Swedish freelance lighting designer Niklas Pohlman specifies Anolis ArcSource 4 MCs LED fixtures to illuminate three pillars covered with a bronze fabric effect created by sculptor Yvonne Thornqvist outside the Göteborgs Stadsbibliotek (Gothenburg City Library).
The bronze treatment is a wrap of the pavement-to-first floor level sections of three concrete structural pillars running through the front of the building, which is one of the busiest public facilities in the city. Fulfilling many roles, the library is a hub for literary vibrancy and learning, a meeting place and a lively community and social space.
The columns have a paint finish which is unusual for bronze, and because they are in the shadows of the first floor overhang above the entranceway, the artist was particularly keen that they were lit and therefore able to be enjoyed and appreciated after dark.

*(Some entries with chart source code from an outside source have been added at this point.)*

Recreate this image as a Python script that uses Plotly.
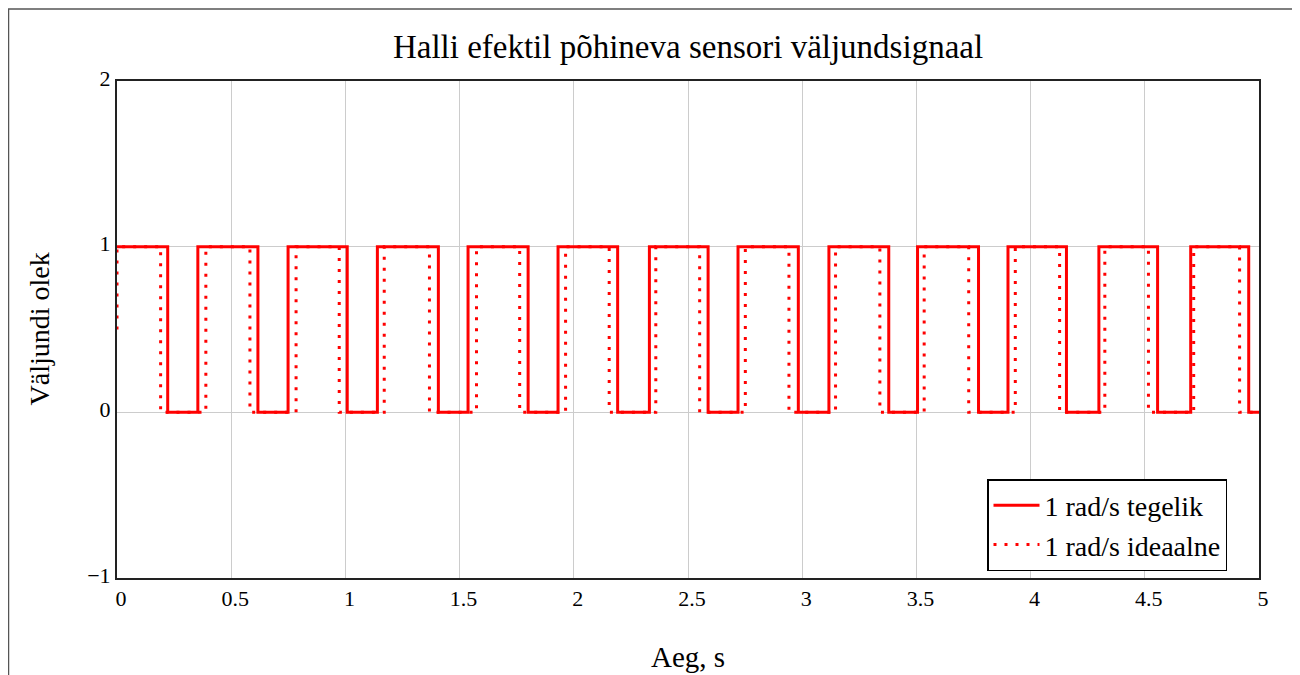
import plotly.graph_objects as go

# Transition times (seconds)
tegelik_falls = [0.222, 0.617, 1.008, 1.407, 1.800, 2.192, 2.588, 2.983, 3.379, 3.772, 4.157, 4.556, 4.955]
tegelik_rises = [0.354, 0.749, 1.140, 1.537, 1.931, 2.331, 2.719, 3.117, 3.505, 3.901, 4.299, 4.701]
ideaalne_falls = [0.191, 0.582, 0.973, 1.368, 1.763, 2.155, 2.551, 2.942, 3.340, 3.729, 4.127, 4.516, 4.915]
ideaalne_rises = [0.389, 0.784, 1.170, 1.574, 1.964, 2.359, 2.751, 3.146, 3.534, 3.933, 4.325, 4.714]
tegelik_start = [1]
ideaalne_start = [0.5, 1]
t_end = 5

x_ticks = [0, 0.5, 1, 1.5, 2, 2.5, 3, 3.5, 4, 4.5, 5]
x_ticklabels = ["0", "0.5", "1", "1.5", "2", "2.5", "3", "3.5", "4", "4.5", "5"]
y_ticks = [-1, 0, 1, 2]
y_ticklabels = ["\u22121", "0", "1", "2"]

title = "Halli efektil põhineva sensori väljundsignaal"
x_title = "Aeg, s"
y_title = "Väljundi olek"
names = ["1 rad/s tegelik", "1 rad/s ideaalne"]


def step_trace(start_vals, falls, rises, end):
    xs = [0] * len(start_vals)
    ys = list(start_vals)
    events = sorted([(f, 0) for f in falls] + [(r, 1) for r in rises])
    level = ys[-1]
    for t, new in events:
        xs += [t, t]
        ys += [level, new]
        level = new
    xs.append(end)
    ys.append(level)
    return xs, ys


xa, ya = step_trace(tegelik_start, tegelik_falls, tegelik_rises, t_end)
xi, yi = step_trace(ideaalne_start, ideaalne_falls, ideaalne_rises, t_end)

FONT = "Liberation Serif, Times New Roman, serif"

# page body adds an 8px offset; plot area in screen px: x 117..1259, y 81..578
PW, PH = 1142, 497

fig = go.Figure()
fig.add_trace(go.Scatter(x=xa, y=ya, mode="lines", name=names[0],
                         line=dict(color="#ff0000", width=3)))
fig.add_trace(go.Scatter(x=xi, y=yi, mode="lines", name=names[1],
                         line=dict(color="#ff0000", width=3, dash="3px,8px")))

fig.update_layout(
    width=1292, height=667,
    margin=dict(l=109, r=41, t=73, b=97),
    paper_bgcolor="white", plot_bgcolor="white",
    font=dict(family=FONT, color="black"),
    title=dict(text=title, x=0.5, xref="paper", xanchor="center",
               y=1 - (46 - 8) / 667, yref="container", yanchor="middle",
               font=dict(family=FONT, size=33, color="black")),
    showlegend=True,
    legend=dict(x=(987 - 117) / PW, y=(578 - 479) / PH, xanchor="left", yanchor="top",
                bgcolor="white", bordercolor="black", borderwidth=1.5,
                font=dict(family=FONT, size=28, color="black"),
                itemwidth=46, tracegroupgap=0),
    xaxis=dict(range=[0, 5], tickvals=x_ticks, ticktext=x_ticklabels,
               showgrid=True, gridcolor="#cccccc", gridwidth=1,
               zeroline=False, showline=True, mirror=True,
               linecolor="#222222", linewidth=2, ticks="",
               ticklabelshift=4,
               tickfont=dict(family=FONT, size=22, color="black")),
    yaxis=dict(range=[-1, 2], tickvals=y_ticks, ticktext=y_ticklabels,
               showgrid=True, gridcolor="#cccccc", gridwidth=1,
               zeroline=False, showline=True, mirror=True,
               linecolor="#222222", linewidth=2, ticks="",
               ticklabelshift=-3,
               tickfont=dict(family=FONT, size=22, color="black")),
    annotations=[
        dict(text=x_title, xref="paper", yref="paper", x=0.5, y=-(657 - 578) / PH,
             xanchor="center", yanchor="middle", showarrow=False,
             font=dict(family=FONT, size=29, color="black")),
        dict(text=y_title, xref="paper", yref="paper", x=-(117 - 39) / PW, y=0.5,
             xanchor="center", yanchor="middle", showarrow=False, textangle=-90,
             font=dict(family=FONT, size=28, color="black")),
    ],
    shapes=[
        dict(type="rect", xref="paper", yref="paper",
             x0=-(117 - 8.5) / PW, x1=(1293 - 117) / PW,
             y0=-(690 - 578) / PH, y1=(578 - 9) / PH,
             line=dict(color="#555555", width=1.5), fillcolor="rgba(0,0,0,0)",
             layer="below"),
    ],
)

fig.write_html("out.html")
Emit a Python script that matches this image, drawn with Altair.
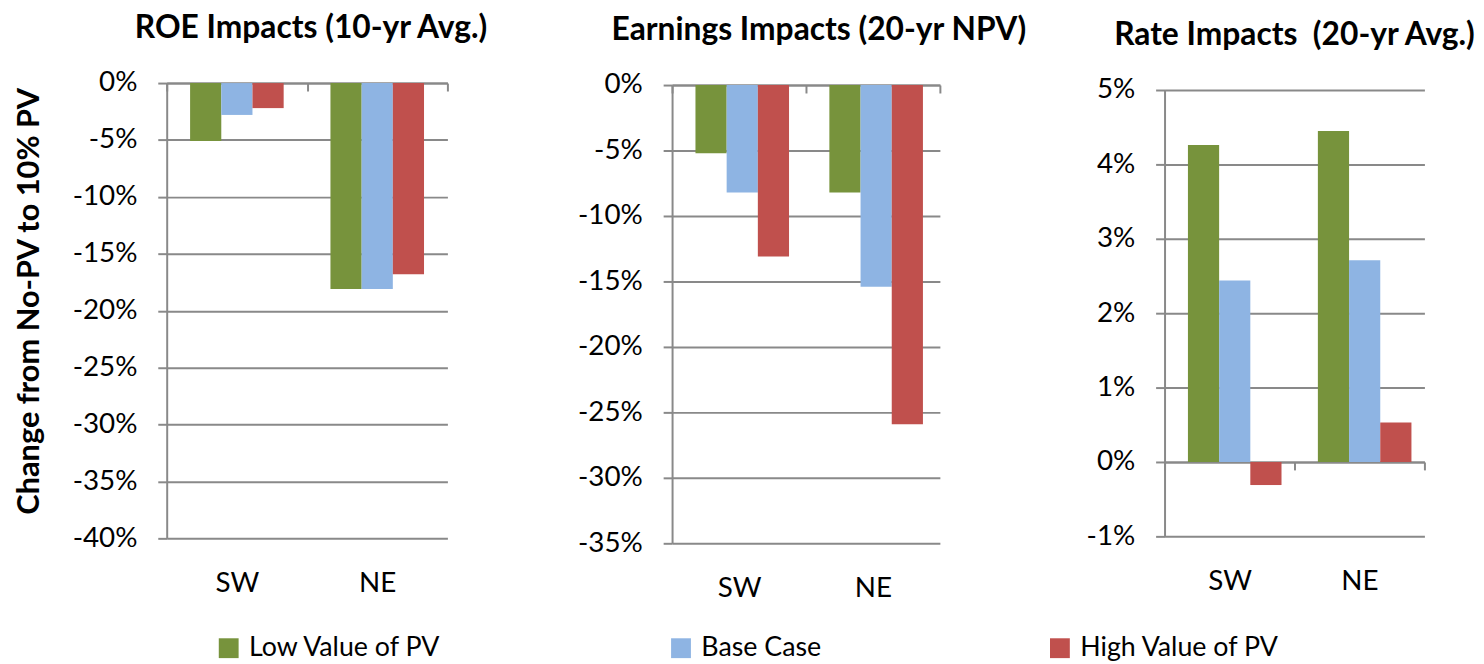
import altair as alt
import pandas as pd

regions = ["SW", "NE"]
scenarios = ["Low Value of PV", "Base Case", "High Value of PV"]
colors = ["#77933C", "#8EB4E3", "#C0504D"]

roe_low = [-5.1, -18.1]
roe_base = [-2.8, -18.1]
roe_high = [-2.2, -16.8]

earn_low = [-5.2, -8.2]
earn_base = [-8.2, -15.4]
earn_high = [-13.1, -25.9]

rate_low = [4.26, 4.45]
rate_base = [2.44, 2.71]
rate_high = [-0.31, 0.53]

titles = ["ROE Impacts (10-yr Avg.)", "Earnings Impacts (20-yr NPV)", "Rate Impacts\u00a0 (20-yr Avg.)"]
y_title = "Change from No-PV to 10% PV"

GRID = "#898989"
FONT = "Lato"
TICK_FS = 28
TITLE_FS = 32


def frame(low, base, high):
    rows = []
    for s, vals in zip(scenarios, [low, base, high]):
        for r, v in zip(regions, vals):
            rows.append({"region": r, "scenario": s, "value": v})
    return pd.DataFrame(rows)


def panel(df, title, domain, step, plot_h, top, label_pad, title_dx, width, ytitle=None):
    height = plot_h + top
    zero_px = top + plot_h * domain[1] / (domain[1] - domain[0])
    ticks = list(range(domain[0], domain[1] + step, step))
    ykw = dict(
        values=ticks, labelExpr="datum.value + '%'", grid=True, gridColor=GRID, gridWidth=2,
        domainColor=GRID, domainWidth=2, tickColor=GRID, tickWidth=2, tickSize=9,
        labelPadding=21, labelFontSize=TICK_FS, labelFont=FONT, labelColor="black",
    )
    if ytitle:
        ykw.update(title=ytitle, titleFont=FONT, titleFontSize=31, titleFontWeight="bold",
                   titleColor="black", titlePadding=27, titleY=top + plot_h / 2 - 10)
    else:
        ykw.update(title=None)
    yscale = dict(domain=domain, nice=False)
    if top:
        yscale.update(rangeMax=top)
    xaxis = alt.Axis(
        orient="bottom", offset=-(height - zero_px), tickBand="extent",
        domainColor=GRID, domainWidth=2, tickColor=GRID, tickWidth=2, tickSize=8,
        labelPadding=label_pad, labelAngle=0, labelFontSize=TICK_FS, labelFont=FONT,
        labelColor="black", title=None, grid=False,
    )
    return alt.Chart(df).mark_bar().encode(
        x=alt.X("region:N", sort=regions, scale=alt.Scale(paddingInner=0, paddingOuter=0), axis=xaxis),
        xOffset=alt.XOffset("scenario:N", sort=scenarios,
                            scale=alt.Scale(paddingInner=0, paddingOuter=0.75)),
        y=alt.Y("value:Q", scale=alt.Scale(**yscale), axis=alt.Axis(**ykw)),
        color=alt.Color(
            "scenario:N", sort=scenarios,
            scale=alt.Scale(domain=scenarios, range=colors),
            legend=alt.Legend(
                orient="none", legendX=49, legendY=556, direction="horizontal", title=None,
                symbolType="square", symbolSize=400, symbolStrokeWidth=0,
                labelFontSize=27, labelFont=FONT, labelColor="black", labelLimit=500,
                columnPadding=227, labelOffset=7,
            ),
        ),
    ).properties(
        width=width, height=height,
        title=alt.TitleParams(text=title, font=FONT, fontSize=TITLE_FS, fontWeight="bold",
                              color="black", anchor="middle", frame="group", dx=title_dx,
                              offset=24),
    )


p1 = panel(frame(roe_low, roe_base, roe_high), titles[0], [-40, 0], 5, 459, 0, 483, 4, 283, y_title)
p2 = panel(frame(earn_low, earn_base, earn_high), titles[1], [-35, 0], 5, 462, 2, 486, 13, 270)
p3 = panel(frame(rate_low, rate_base, rate_high), titles[2], [-1, 5], 1, 450, 7, 99, 0, 262)

chart = alt.hconcat(p1, p2, p3, spacing=226.5, bounds="flush").configure_view(
    stroke=None
).properties(padding={"left": 5, "top": 2, "right": 0, "bottom": 0})

chart.save("out.html", embed_options={"renderer": "svg", "actions": False})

Each pillar is highlighted with five ArcSource 4MC units, which are concealed in the false roof void immediately above that has been added to stop birds congregating.
“Lighting can add real character and depth to sculptural elements like this,” Niklas commented, explaining that Yvonne’s brief was to make the texture of the fabric stand out “as well as to introduce a very slow and subtle – barely perceptible – movement” to the bronze fabric which is suggested and accented by the Anolis products.
Originally, the installation didn’t involve lighting, but it was added when it became apparent that this would trigger a whole new dimension to the work. It was Niklas’s idea to add the kinetic movement. On two of the pillars this slow fading chase progresses in a clockwise direction, and anti-clockwise in the third.
It was the first time that Niklas had used Anolis fixtures in his work. He sought a flexible, reliable small fixture with a bright output that was easy to install and Anolis ticked all the boxes. The units are RGBW, so the colours can be changed for special occasions. For the standard installation each pillar has its own bespoke signature hue, which slowly creeps around the surface of the column.